=== Description of the task ===
All of the data below should be written out exactly.

=== Data for the task ===
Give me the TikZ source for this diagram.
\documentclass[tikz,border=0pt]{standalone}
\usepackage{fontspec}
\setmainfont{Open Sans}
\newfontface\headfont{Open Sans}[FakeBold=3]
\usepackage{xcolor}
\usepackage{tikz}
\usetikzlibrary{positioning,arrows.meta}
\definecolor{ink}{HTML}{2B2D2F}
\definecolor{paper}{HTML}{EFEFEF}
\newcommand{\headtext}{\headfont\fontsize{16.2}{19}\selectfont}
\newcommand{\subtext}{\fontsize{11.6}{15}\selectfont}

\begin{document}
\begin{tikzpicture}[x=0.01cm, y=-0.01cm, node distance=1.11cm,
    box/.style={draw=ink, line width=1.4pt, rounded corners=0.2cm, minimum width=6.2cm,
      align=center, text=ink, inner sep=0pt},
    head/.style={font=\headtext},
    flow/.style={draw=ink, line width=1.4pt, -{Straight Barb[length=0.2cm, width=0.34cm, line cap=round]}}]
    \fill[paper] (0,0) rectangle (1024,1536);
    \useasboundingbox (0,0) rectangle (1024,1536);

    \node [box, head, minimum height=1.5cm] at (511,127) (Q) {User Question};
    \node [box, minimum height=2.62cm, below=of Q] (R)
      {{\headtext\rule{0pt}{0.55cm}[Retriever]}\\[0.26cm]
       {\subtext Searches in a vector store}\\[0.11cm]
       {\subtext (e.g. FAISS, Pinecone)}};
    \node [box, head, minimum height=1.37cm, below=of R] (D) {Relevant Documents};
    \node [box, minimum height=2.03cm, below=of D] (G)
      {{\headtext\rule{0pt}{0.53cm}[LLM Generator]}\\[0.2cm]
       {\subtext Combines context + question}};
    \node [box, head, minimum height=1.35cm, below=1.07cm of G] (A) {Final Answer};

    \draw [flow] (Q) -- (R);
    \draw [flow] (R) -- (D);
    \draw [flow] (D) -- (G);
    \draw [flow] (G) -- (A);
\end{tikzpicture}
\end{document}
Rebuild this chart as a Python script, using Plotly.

=== Exercise answer ===
Give me the TikZ source for this diagram.
\documentclass[tikz,border=0pt]{standalone}
\usepackage{fontspec}
\setmainfont{Open Sans}
\newfontface\headfont{Open Sans}[FakeBold=3]
\usepackage{xcolor}
\usepackage{tikz}
\usetikzlibrary{positioning,arrows.meta}
\definecolor{ink}{HTML}{2B2D2F}
\definecolor{paper}{HTML}{EFEFEF}
\newcommand{\headtext}{\headfont\fontsize{16.2}{19}\selectfont}
\newcommand{\subtext}{\fontsize{11.6}{15}\selectfont}

\begin{document}
\begin{tikzpicture}[x=0.01cm, y=-0.01cm, node distance=1.11cm,
    box/.style={draw=ink, line width=1.4pt, rounded corners=0.2cm, minimum width=6.2cm,
      align=center, text=ink, inner sep=0pt},
    head/.style={font=\headtext},
    flow/.style={draw=ink, line width=1.4pt, -{Straight Barb[length=0.2cm, width=0.34cm, line cap=round]}}]
    \fill[paper] (0,0) rectangle (1024,1536);
    \useasboundingbox (0,0) rectangle (1024,1536);

    \node [box, head, minimum height=1.5cm] at (511,127) (Q) {User Question};
    \node [box, minimum height=2.62cm, below=of Q] (R)
      {{\headtext\rule{0pt}{0.55cm}[Retriever]}\\[0.26cm]
       {\subtext Searches in a vector store}\\[0.11cm]
       {\subtext (e.g. FAISS, Pinecone)}};
    \node [box, head, minimum height=1.37cm, below=of R] (D) {Relevant Documents};
    \node [box, minimum height=2.03cm, below=of D] (G)
      {{\headtext\rule{0pt}{0.53cm}[LLM Generator]}\\[0.2cm]
       {\subtext Combines context + question}};
    \node [box, head, minimum height=1.35cm, below=1.07cm of G] (A) {Final Answer};

    \draw [flow] (Q) -- (R);
    \draw [flow] (R) -- (D);
    \draw [flow] (D) -- (G);
    \draw [flow] (G) -- (A);
\end{tikzpicture}
\end{document}
Rebuild this chart as a Python script, using Plotly.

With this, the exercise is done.